* [Set exercise]
Quote each line of the material verbatim, without the pictures.

* [Given information]
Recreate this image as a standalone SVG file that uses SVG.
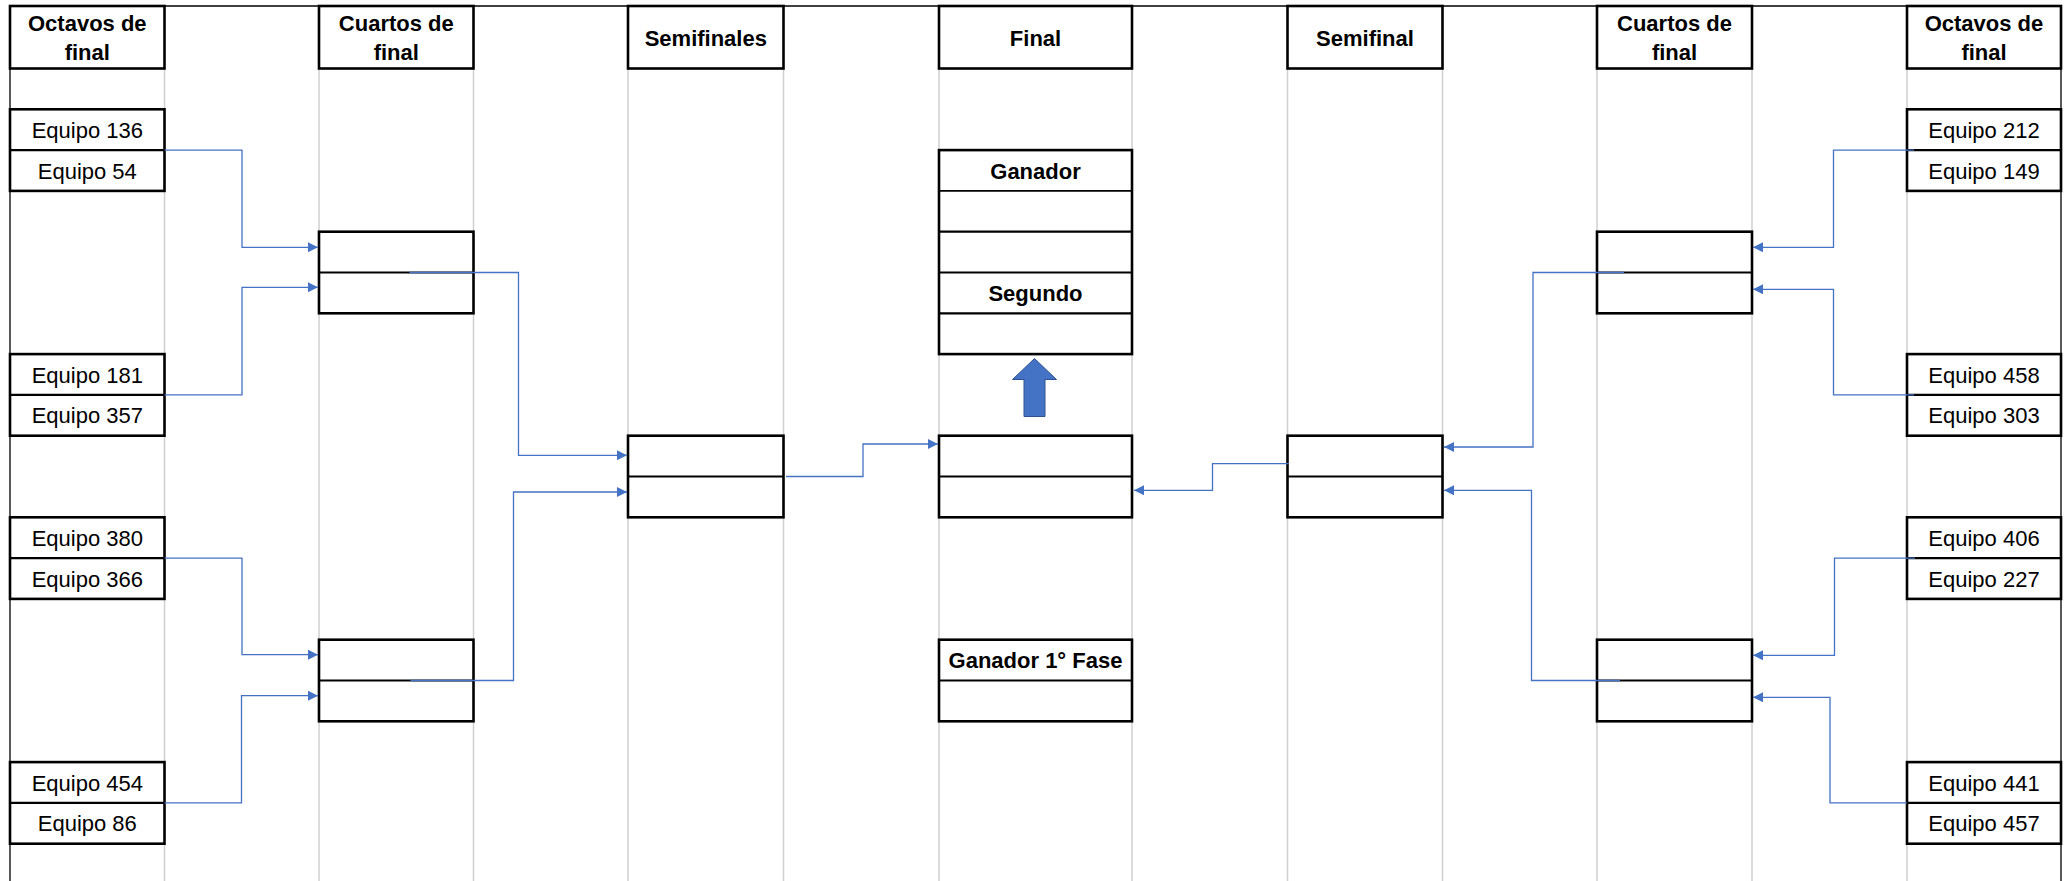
<svg xmlns="http://www.w3.org/2000/svg" width="2069" height="881" viewBox="0 0 2069 881">
<style>
.grid{stroke:#D0D0D0;stroke-width:1.5;fill:none}
.frame{stroke:#000;stroke-width:1.3;fill:none}
.box{fill:#fff;stroke:#000;stroke-width:2.6}
.div{stroke:#000;stroke-width:2.2;fill:none}
.hdr{font-family:"Liberation Sans",Arial,sans-serif;font-size:22px;font-weight:bold;fill:#000;text-anchor:middle}
.team{font-family:"Liberation Sans",Arial,sans-serif;font-size:22px;fill:#000;text-anchor:middle}
.lbl{font-family:"Liberation Sans",Arial,sans-serif;font-size:22px;font-weight:bold;fill:#000;text-anchor:middle}
.con{stroke:#4472C4;stroke-width:1.3;fill:none;marker-end:url(#ah)}
</style>
<defs>
<marker id="ah" markerUnits="userSpaceOnUse" markerWidth="11" markerHeight="11" refX="10" refY="5" orient="auto">
<path d="M0,0 L10,5 L0,10 z" fill="#4472C4"/>
</marker>
</defs>
<rect x="0" y="0" width="2069" height="881" fill="#fff"/>
<g id="grid">
<path class="grid" d="M164.5,68.5V881 M319,68.5V881 M473.5,68.5V881 M628,68.5V881 M783.5,68.5V881 M939,68.5V881 M1132,68.5V881 M1287.5,68.5V881 M1442.5,68.5V881 M1597,68.5V881 M1752,68.5V881 M1907,68.5V881"/>
<path class="frame" d="M10,881V6H2061V881"/>
</g>
<g id="headers">
<rect class="box" x="10" y="6" width="154.5" height="62.5"/>
<text class="hdr" x="87.3" y="30.7">Octavos de</text><text class="hdr" x="87.3" y="60">final</text>
<rect class="box" x="319" y="6" width="154.5" height="62.5"/>
<text class="hdr" x="396.3" y="30.7">Cuartos de</text><text class="hdr" x="396.3" y="60">final</text>
<rect class="box" x="628" y="6" width="155.5" height="62.5"/>
<text class="hdr" x="705.8" y="45.7">Semifinales</text>
<rect class="box" x="939" y="6" width="193" height="62.5"/>
<text class="hdr" x="1035.5" y="45.7">Final</text>
<rect class="box" x="1287.5" y="6" width="155" height="62.5"/>
<text class="hdr" x="1365" y="45.7">Semifinal</text>
<rect class="box" x="1597" y="6" width="155" height="62.5"/>
<text class="hdr" x="1674.5" y="30.7">Cuartos de</text><text class="hdr" x="1674.5" y="60">final</text>
<rect class="box" x="1907" y="6" width="154" height="62.5"/>
<text class="hdr" x="1984" y="30.7">Octavos de</text><text class="hdr" x="1984" y="60">final</text>
</g>
<g id="oct-left-1">
<rect class="box" x="10" y="109.3" width="154.5" height="81.6"/><path class="div" d="M10,150.1H164.5"/>
<text class="team" x="87.3" y="137.8">Equipo 136</text><text class="team" x="87.3" y="178.6">Equipo 54</text>
</g>
<g id="oct-left-2">
<rect class="box" x="10" y="354.1" width="154.5" height="81.6"/><path class="div" d="M10,394.9H164.5"/>
<text class="team" x="87.3" y="382.6">Equipo 181</text><text class="team" x="87.3" y="423.4">Equipo 357</text>
</g>
<g id="oct-left-3">
<rect class="box" x="10" y="517.3" width="154.5" height="81.6"/><path class="div" d="M10,558.1H164.5"/>
<text class="team" x="87.3" y="545.8">Equipo 380</text><text class="team" x="87.3" y="586.6">Equipo 366</text>
</g>
<g id="oct-left-4">
<rect class="box" x="10" y="762.1" width="154.5" height="81.6"/><path class="div" d="M10,802.9H164.5"/>
<text class="team" x="87.3" y="790.6">Equipo 454</text><text class="team" x="87.3" y="831.4">Equipo 86</text>
</g>
<g id="oct-right-1">
<rect class="box" x="1907" y="109.3" width="154" height="81.6"/><path class="div" d="M1907,150.1H2061"/>
<text class="team" x="1984" y="137.8">Equipo 212</text><text class="team" x="1984" y="178.6">Equipo 149</text>
</g>
<g id="oct-right-2">
<rect class="box" x="1907" y="354.1" width="154" height="81.6"/><path class="div" d="M1907,394.9H2061"/>
<text class="team" x="1984" y="382.6">Equipo 458</text><text class="team" x="1984" y="423.4">Equipo 303</text>
</g>
<g id="oct-right-3">
<rect class="box" x="1907" y="517.3" width="154" height="81.6"/><path class="div" d="M1907,558.1H2061"/>
<text class="team" x="1984" y="545.8">Equipo 406</text><text class="team" x="1984" y="586.6">Equipo 227</text>
</g>
<g id="oct-right-4">
<rect class="box" x="1907" y="762.1" width="154" height="81.6"/><path class="div" d="M1907,802.9H2061"/>
<text class="team" x="1984" y="790.6">Equipo 441</text><text class="team" x="1984" y="831.4">Equipo 457</text>
</g>
<g id="cuartos-left-1"><rect class="box" x="319" y="231.7" width="154.5" height="81.6"/><path class="div" d="M319,272.5H473.5"/></g>
<g id="cuartos-left-2"><rect class="box" x="319" y="639.7" width="154.5" height="81.6"/><path class="div" d="M319,680.5H473.5"/></g>
<g id="cuartos-right-1"><rect class="box" x="1597" y="231.7" width="155" height="81.6"/><path class="div" d="M1597,272.5H1752"/></g>
<g id="cuartos-right-2"><rect class="box" x="1597" y="639.7" width="155" height="81.6"/><path class="div" d="M1597,680.5H1752"/></g>
<g id="semi-left"><rect class="box" x="628" y="435.7" width="155.5" height="81.6"/><path class="div" d="M628,476.5H783.5"/></g>
<g id="semi-right"><rect class="box" x="1287.5" y="435.7" width="155" height="81.6"/><path class="div" d="M1287.5,476.5H1442.5"/></g>
<g id="final-match"><rect class="box" x="939" y="435.7" width="193" height="81.6"/><path class="div" d="M939,476.5H1132"/></g>
<g id="podio">
<rect class="box" x="939" y="150.1" width="193" height="204"/>
<path class="div" d="M939,190.9H1132" style="stroke-width:1.8"/>
<path class="div" d="M939,231.7H1132 M939,272.5H1132 M939,313.3H1132"/>
<text class="lbl" x="1035.5" y="178.6">Ganador</text>
<text class="lbl" x="1035.5" y="301">Segundo</text>
</g>
<g id="ganador-fase">
<rect class="box" x="939" y="639.7" width="193" height="81.6"/><path class="div" d="M939,680.5H1132"/>
<text class="lbl" x="1035.5" y="668.2">Ganador 1° Fase</text>
</g>
<g id="big-arrow">
<polygon points="1034.5,358.5 1056.5,379.5 1045,379.5 1045,416.5 1024,416.5 1024,379.5 1012.5,379.5" fill="#4472C4" stroke="#2F528F" stroke-width="1"/>
</g>
<g id="connectors">
<path class="con" d="M164.5,150.1H242V247.3H318"/>
<path class="con" d="M164.5,394.9H242V287.3H318"/>
<path class="con" d="M164.5,558.1H242V654.7H318"/>
<path class="con" d="M164.5,802.9H241.5V695.7H318"/>
<path class="con" d="M409.5,272.5H518.5V455.3H627"/>
<path class="con" d="M410.5,680.5H513.5V492H627"/>
<path class="con" d="M786,476.5H863V444H938"/>
<path class="con" d="M1289,463.7H1212.5V490.3H1134"/>
<path class="con" d="M1914,150.1H1833.5V247.3H1753"/>
<path class="con" d="M1914,394.9H1833.5V289.3H1753"/>
<path class="con" d="M1915,558.1H1834.5V655.3H1753"/>
<path class="con" d="M1907,802.9H1830V697.3H1753"/>
<path class="con" d="M1624,272.5H1533V447H1444"/>
<path class="con" d="M1620,680.5H1531.5V490.3H1444"/>
</g>
</svg>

* [Response to the task]
Recreate this image as a standalone SVG file that uses SVG.
<svg xmlns="http://www.w3.org/2000/svg" width="2069" height="881" viewBox="0 0 2069 881">
<style>
.grid{stroke:#D0D0D0;stroke-width:1.5;fill:none}
.frame{stroke:#000;stroke-width:1.3;fill:none}
.box{fill:#fff;stroke:#000;stroke-width:2.6}
.div{stroke:#000;stroke-width:2.2;fill:none}
.hdr{font-family:"Liberation Sans",Arial,sans-serif;font-size:22px;font-weight:bold;fill:#000;text-anchor:middle}
.team{font-family:"Liberation Sans",Arial,sans-serif;font-size:22px;fill:#000;text-anchor:middle}
.lbl{font-family:"Liberation Sans",Arial,sans-serif;font-size:22px;font-weight:bold;fill:#000;text-anchor:middle}
.con{stroke:#4472C4;stroke-width:1.3;fill:none;marker-end:url(#ah)}
</style>
<defs>
<marker id="ah" markerUnits="userSpaceOnUse" markerWidth="11" markerHeight="11" refX="10" refY="5" orient="auto">
<path d="M0,0 L10,5 L0,10 z" fill="#4472C4"/>
</marker>
</defs>
<rect x="0" y="0" width="2069" height="881" fill="#fff"/>
<g id="grid">
<path class="grid" d="M164.5,68.5V881 M319,68.5V881 M473.5,68.5V881 M628,68.5V881 M783.5,68.5V881 M939,68.5V881 M1132,68.5V881 M1287.5,68.5V881 M1442.5,68.5V881 M1597,68.5V881 M1752,68.5V881 M1907,68.5V881"/>
<path class="frame" d="M10,881V6H2061V881"/>
</g>
<g id="headers">
<rect class="box" x="10" y="6" width="154.5" height="62.5"/>
<text class="hdr" x="87.3" y="30.7">Octavos de</text><text class="hdr" x="87.3" y="60">final</text>
<rect class="box" x="319" y="6" width="154.5" height="62.5"/>
<text class="hdr" x="396.3" y="30.7">Cuartos de</text><text class="hdr" x="396.3" y="60">final</text>
<rect class="box" x="628" y="6" width="155.5" height="62.5"/>
<text class="hdr" x="705.8" y="45.7">Semifinales</text>
<rect class="box" x="939" y="6" width="193" height="62.5"/>
<text class="hdr" x="1035.5" y="45.7">Final</text>
<rect class="box" x="1287.5" y="6" width="155" height="62.5"/>
<text class="hdr" x="1365" y="45.7">Semifinal</text>
<rect class="box" x="1597" y="6" width="155" height="62.5"/>
<text class="hdr" x="1674.5" y="30.7">Cuartos de</text><text class="hdr" x="1674.5" y="60">final</text>
<rect class="box" x="1907" y="6" width="154" height="62.5"/>
<text class="hdr" x="1984" y="30.7">Octavos de</text><text class="hdr" x="1984" y="60">final</text>
</g>
<g id="oct-left-1">
<rect class="box" x="10" y="109.3" width="154.5" height="81.6"/><path class="div" d="M10,150.1H164.5"/>
<text class="team" x="87.3" y="137.8">Equipo 136</text><text class="team" x="87.3" y="178.6">Equipo 54</text>
</g>
<g id="oct-left-2">
<rect class="box" x="10" y="354.1" width="154.5" height="81.6"/><path class="div" d="M10,394.9H164.5"/>
<text class="team" x="87.3" y="382.6">Equipo 181</text><text class="team" x="87.3" y="423.4">Equipo 357</text>
</g>
<g id="oct-left-3">
<rect class="box" x="10" y="517.3" width="154.5" height="81.6"/><path class="div" d="M10,558.1H164.5"/>
<text class="team" x="87.3" y="545.8">Equipo 380</text><text class="team" x="87.3" y="586.6">Equipo 366</text>
</g>
<g id="oct-left-4">
<rect class="box" x="10" y="762.1" width="154.5" height="81.6"/><path class="div" d="M10,802.9H164.5"/>
<text class="team" x="87.3" y="790.6">Equipo 454</text><text class="team" x="87.3" y="831.4">Equipo 86</text>
</g>
<g id="oct-right-1">
<rect class="box" x="1907" y="109.3" width="154" height="81.6"/><path class="div" d="M1907,150.1H2061"/>
<text class="team" x="1984" y="137.8">Equipo 212</text><text class="team" x="1984" y="178.6">Equipo 149</text>
</g>
<g id="oct-right-2">
<rect class="box" x="1907" y="354.1" width="154" height="81.6"/><path class="div" d="M1907,394.9H2061"/>
<text class="team" x="1984" y="382.6">Equipo 458</text><text class="team" x="1984" y="423.4">Equipo 303</text>
</g>
<g id="oct-right-3">
<rect class="box" x="1907" y="517.3" width="154" height="81.6"/><path class="div" d="M1907,558.1H2061"/>
<text class="team" x="1984" y="545.8">Equipo 406</text><text class="team" x="1984" y="586.6">Equipo 227</text>
</g>
<g id="oct-right-4">
<rect class="box" x="1907" y="762.1" width="154" height="81.6"/><path class="div" d="M1907,802.9H2061"/>
<text class="team" x="1984" y="790.6">Equipo 441</text><text class="team" x="1984" y="831.4">Equipo 457</text>
</g>
<g id="cuartos-left-1"><rect class="box" x="319" y="231.7" width="154.5" height="81.6"/><path class="div" d="M319,272.5H473.5"/></g>
<g id="cuartos-left-2"><rect class="box" x="319" y="639.7" width="154.5" height="81.6"/><path class="div" d="M319,680.5H473.5"/></g>
<g id="cuartos-right-1"><rect class="box" x="1597" y="231.7" width="155" height="81.6"/><path class="div" d="M1597,272.5H1752"/></g>
<g id="cuartos-right-2"><rect class="box" x="1597" y="639.7" width="155" height="81.6"/><path class="div" d="M1597,680.5H1752"/></g>
<g id="semi-left"><rect class="box" x="628" y="435.7" width="155.5" height="81.6"/><path class="div" d="M628,476.5H783.5"/></g>
<g id="semi-right"><rect class="box" x="1287.5" y="435.7" width="155" height="81.6"/><path class="div" d="M1287.5,476.5H1442.5"/></g>
<g id="final-match"><rect class="box" x="939" y="435.7" width="193" height="81.6"/><path class="div" d="M939,476.5H1132"/></g>
<g id="podio">
<rect class="box" x="939" y="150.1" width="193" height="204"/>
<path class="div" d="M939,190.9H1132" style="stroke-width:1.8"/>
<path class="div" d="M939,231.7H1132 M939,272.5H1132 M939,313.3H1132"/>
<text class="lbl" x="1035.5" y="178.6">Ganador</text>
<text class="lbl" x="1035.5" y="301">Segundo</text>
</g>
<g id="ganador-fase">
<rect class="box" x="939" y="639.7" width="193" height="81.6"/><path class="div" d="M939,680.5H1132"/>
<text class="lbl" x="1035.5" y="668.2">Ganador 1° Fase</text>
</g>
<g id="big-arrow">
<polygon points="1034.5,358.5 1056.5,379.5 1045,379.5 1045,416.5 1024,416.5 1024,379.5 1012.5,379.5" fill="#4472C4" stroke="#2F528F" stroke-width="1"/>
</g>
<g id="connectors">
<path class="con" d="M164.5,150.1H242V247.3H318"/>
<path class="con" d="M164.5,394.9H242V287.3H318"/>
<path class="con" d="M164.5,558.1H242V654.7H318"/>
<path class="con" d="M164.5,802.9H241.5V695.7H318"/>
<path class="con" d="M409.5,272.5H518.5V455.3H627"/>
<path class="con" d="M410.5,680.5H513.5V492H627"/>
<path class="con" d="M786,476.5H863V444H938"/>
<path class="con" d="M1289,463.7H1212.5V490.3H1134"/>
<path class="con" d="M1914,150.1H1833.5V247.3H1753"/>
<path class="con" d="M1914,394.9H1833.5V289.3H1753"/>
<path class="con" d="M1915,558.1H1834.5V655.3H1753"/>
<path class="con" d="M1907,802.9H1830V697.3H1753"/>
<path class="con" d="M1624,272.5H1533V447H1444"/>
<path class="con" d="M1620,680.5H1531.5V490.3H1444"/>
</g>
</svg>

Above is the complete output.